“Sorry seems to be the hardest word.”

More than 40 years ago, a much younger Elton John sang a song, musing about the difficulties of apologizing. He undoubtedly had no idea how a mere generation or so later, businesses would be wrestling with the aftermath of bad actions, decisions or outcomes that, in a way, are just as painful as a personal relationship gone badly.

Today, lightning-speed information flow and an infinitely transparent environment can take what once might have been a contained event and translate it into embarrassing, difficult and even potentially enterprise-ending crisis. Social media and blogs are littered with the real or perceived misbehaviors of large financial institutions, coffee shops, ride sharing providers and even the social media platforms, themselves.

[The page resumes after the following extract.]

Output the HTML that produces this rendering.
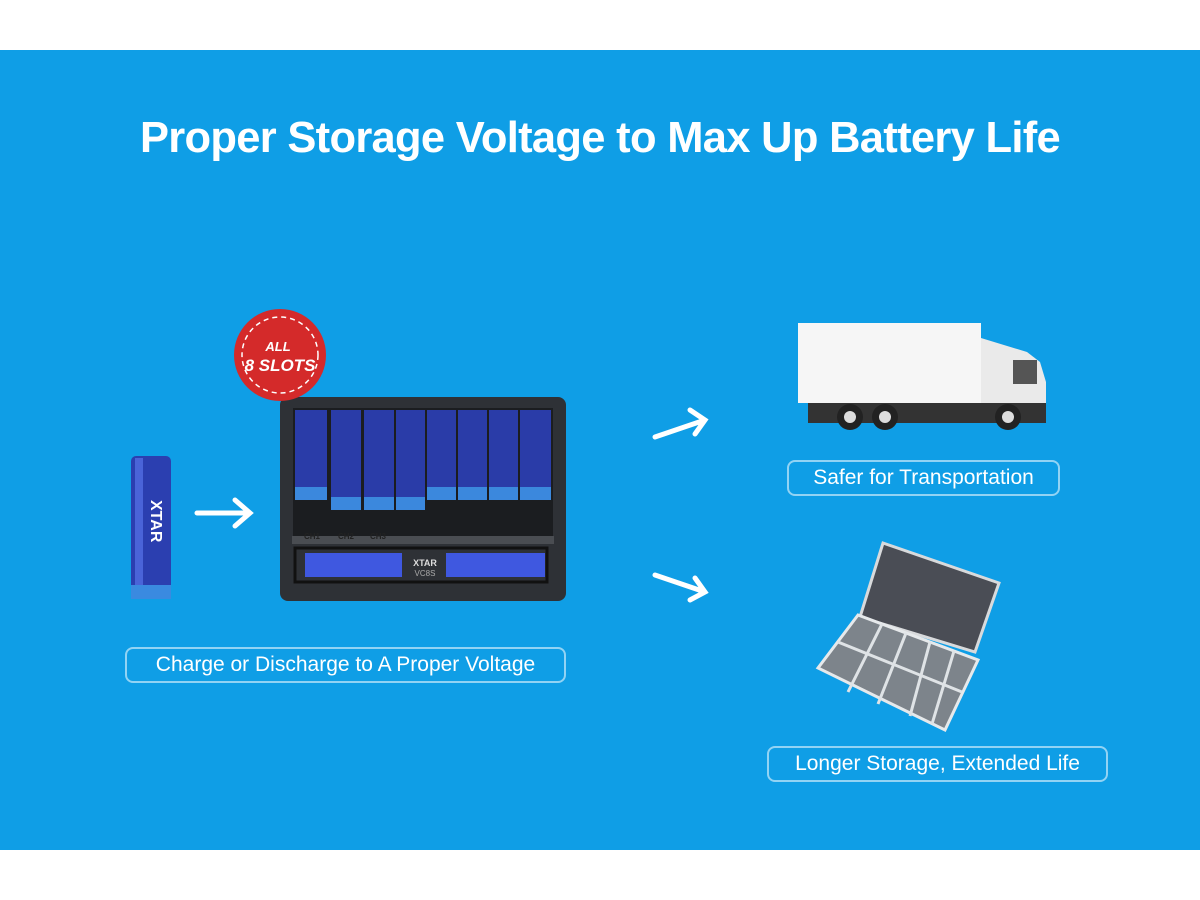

How do you lead through an unthinkable situation that threatens the very being of your brand and reputation? Here are some crisis communications tips:

Anticipate: Take a hard, honest look at what your organization does, how it works, who it involves and the larger environment in which it operates. If there’s something in your organization you wouldn’t want to tell your family, fix it. Now.

Apologize:  Get the facts and identify those affected. Speak directly to the situation, prioritizing the message, first, to the people impacted and then about the property and reputations involved. The apology must be direct, honest and sincere. It must be corrective, addressing how such an event will be prevented or avoided in the future.

Correct: Take care of those affected. Repair any damaged facilities, putting them back in better order than before. Fixing the emotional damage to trust others have for your enterprise requires intentionality and focus. Know that you, your team and the entire organization will be under the microscope. Behave accordingly.